Actually Arberry translates "... desiring its interpretation; and none knows its interpretation, save only Allah." It does not talk about having a plain clear meaning and also a hidden meaning, but that there are verses which none knows at all what they mean, even though they desire its explanation or interpretation.
A Muslim's Response by Randy Desmond
Date: Wed, 2 Oct 1996 04:40:06 PDT
First, this verse talks about no one knows its hidden meanings except God. The basic or fundamental meanings are clear to all.
Second, what has been translated as "and none will grasp the Message" actually means "and none will take correction/admonition/reminder". So in this case, proposing a contradiction within the verse is irrelevant.
Third, I have read that this verse can also be read as "... but no one knows its hidden meanings except Allah and those who are firmly grounded in knowledge. They say "We believe...". A. Yusuf Ali (if I am recalling correctly) mentions this. In this case, the proposed contradiction is exactly opposite of the meaning (aside from the fact that the second point above still holds).
It is instructive to read Yusuf Ali's commentary in the footnote. He is aware of the problem, but also admits that most commentators agree that the sentence ends as he has translated it and then it IS a problem. Making a different sentence structure is ONLY motivated by avoiding a problem, not by the Arabic structure of the sentence.
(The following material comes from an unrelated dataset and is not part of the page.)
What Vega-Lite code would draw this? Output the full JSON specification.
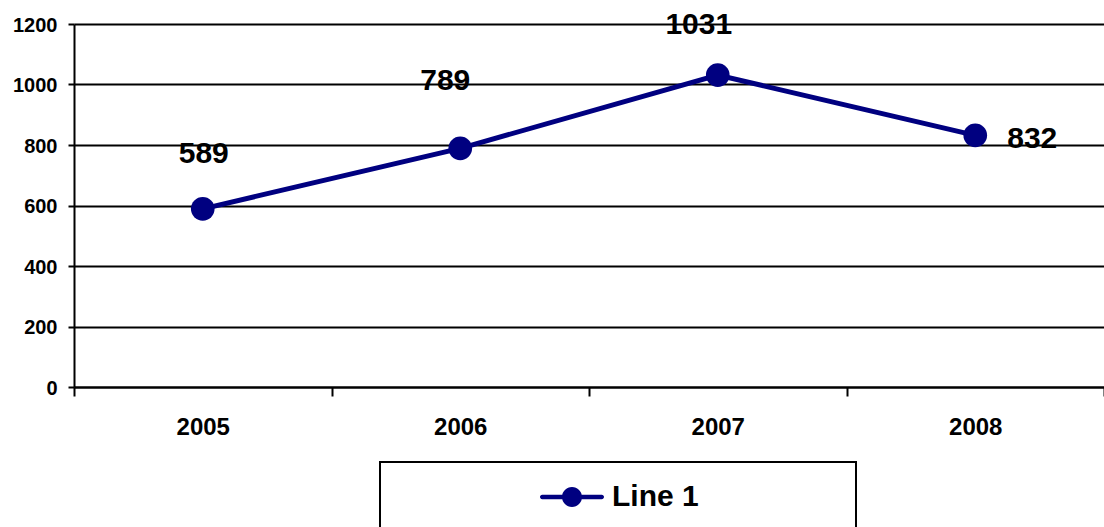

Look at the second paragraph in the initial response. It is mentioned exactly where A. Yusuf Ali's translation renders "take reminder/admonition/ correction" to be "grasp the Message". There is a HUGE difference in meaning between these two phrases which Jochen uses as a basis for proposing a contradiction.
I only mention my third point as another alternative point of view which would also disprove your proposed contradiction. (You may consider it a problem, but A. Yusuf Ali is just mentioning it for reference.) Suffice it to say, you can throw this point a view out, and you are still disproven in your accusation.
And Jochen is right - it is instructive to read A. Yusuf Ali's commentary regarding the third point to the initial response. Reread it and the verse above. A. Y. Ali is not commenting on the "and none will grasp the message" it is the "and those who are firmly grounded in knowledge" that he is commenting upon. Jochen is mixing apples and oranges here.